Iterative cycles are the heart of design-led development. Iterations improve usability and ultimately, the user experience. I can’t stress this enough – early improvements can save a lot of time and resources and lead to faster product delivery.
Hacking Ideation: From inspiration to ideas
The goal of the ideation phase is to generate as many ideas as possible to solve a problem without considering technical feasibility. Get creative with the collective wisdom of your whole team – the more interdisciplinary, the better!
We all know what it is like when looking for new ideas. Sometimes, as much we try, we can’t turn on our creative brain. Or, in a group, people might hold back their ideas until they first hear the far-out ideas others come up with.
Help is on its way. An ideation workshop will inspire your team to better come up with ideas. Choose a space that encourages creativity and interaction. An open atmosphere, elevated tables and chairs, plenty of sticky notes and whiteboards, as well as natural light can have significant impact on the outcome. Maybe you can even take your team to a co-innovation space, like an SAP Apphaus. Check out the tips and tricks in the graphic below and your flipcharts will quickly be covered with sticky notes.

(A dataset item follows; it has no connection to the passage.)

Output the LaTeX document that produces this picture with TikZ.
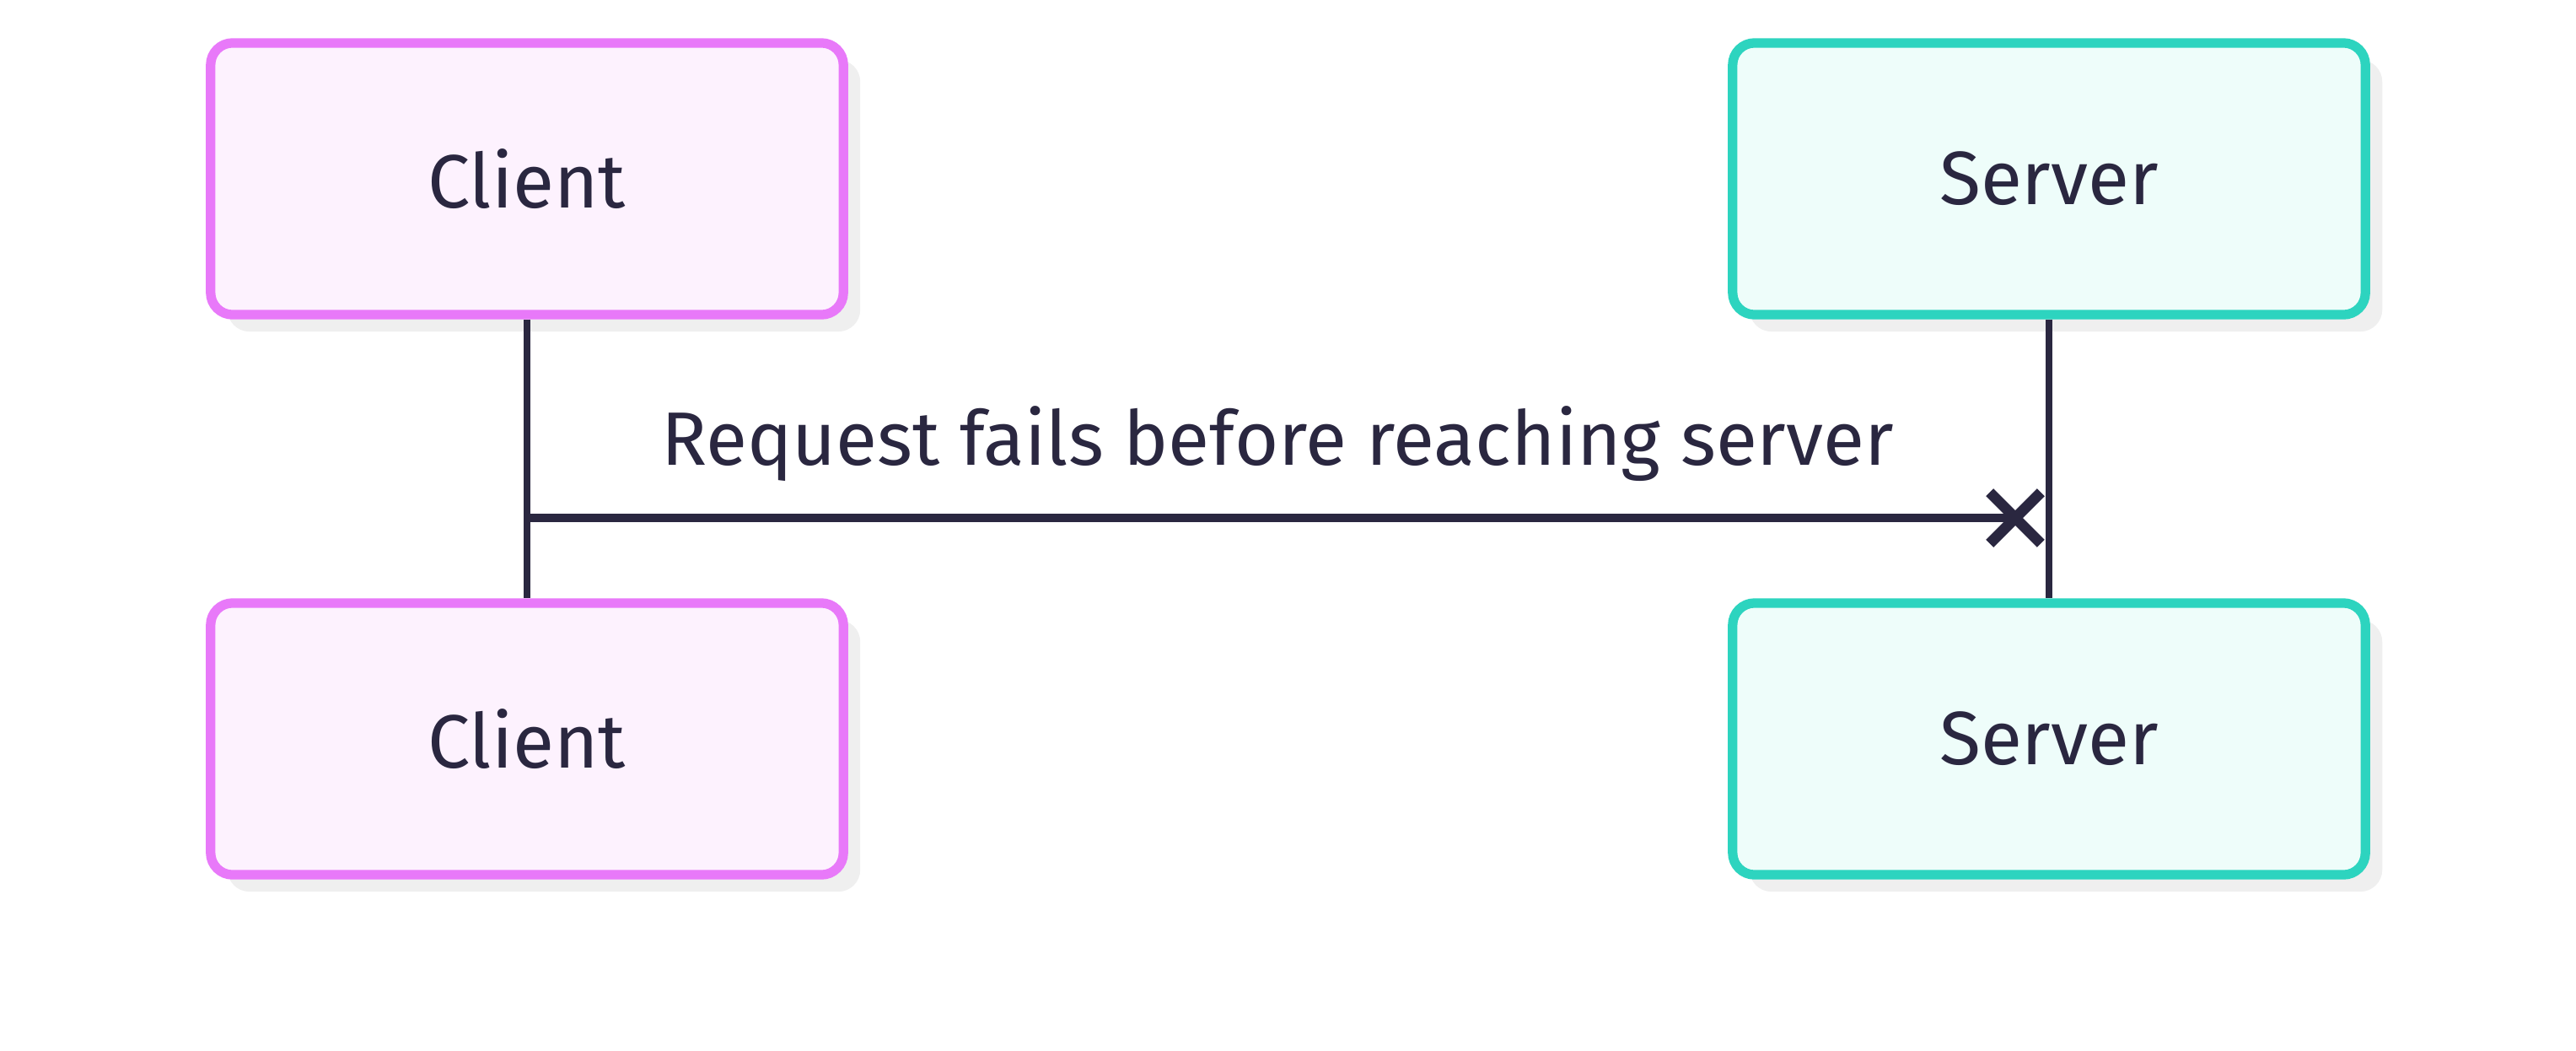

Start with a summary about the users’ needs and goals based on the Discover phase. Then, framing a ‘How Might We’ (HMW) question could open up for first ideas. No worries, you don’t need to be a great writer. It simply needs to be vague enough to explore numerous answers while not being too broad, for example “HMW make our shopping experience faster and more appealing?”
Once done, give your team a bit of time to write down ideas. Finally, cluster the ideas to find themes, and prioritize them based on user needs. Be fine with moving other ideas to a parking lot. Finally, don’t forget to capture your results so that your team can look at the overall goal, the functionality or roles at any time.
The next step, prototype, visualizes your ideas in prototypes. The SAP Fiori Design Guidelines help to spark ideas to provide a role-based, adaptive, simple, coherent, and delightful user experience. The guidelines do not only reflect best practices and examples, but also give an overview of floorplans, patterns and controls.
First, illustrate in a storyboard why the user likes to use the app, how the user performs his task step by step, and who he interacts with. Sketches and words tell the story best. Don’t focus on details; simply communicate the big picture. Then, establish a screen flow. It gives an overview of all screens that belong to the application and show the user’s motivation. A map can visualize the path users would take through the screens to fulfill their task.
Wondering how to start designing your app? Begin with a rough sketch, either on paper or digitally. Focus on the main screen elements. A concise title informs at a glance about a screen’s purpose. Give prominence to the most important pieces of content, such as fields and buttons. Use different background shading or bigger fonts to catch the user’s attention. Simple boxes could indicate where content is to be placed. Don’t hesitate to try out your sketches. Sketching is a powerful tool of communication.
Once you are happy with your prototype, think about its interaction details such as clicks, taps, data inputs, and other possible behaviors. Time to turn your sketches into digitalized clickable, so called high-fidelity prototypes, for example with Axure RP or BUILD.
Never too early to validate
Before you take your designs to development, make sure your design will work for your users. BUILD, for example, allows you to engage users for feedback plus you can see how they interact with your app. Define the goal of your validation so that you can create tailored tasks.
Ideally, your validation participants are your users. Ask how they would complete the task while you listen, observe, and take notes. This gives you a chance to identify problems. Do multiple users run into issues with the same feature? Such findings are a great opportunity to improve the effectiveness of your design. After the test, analyze your findings and discuss with your team how they would like to incorporate findings.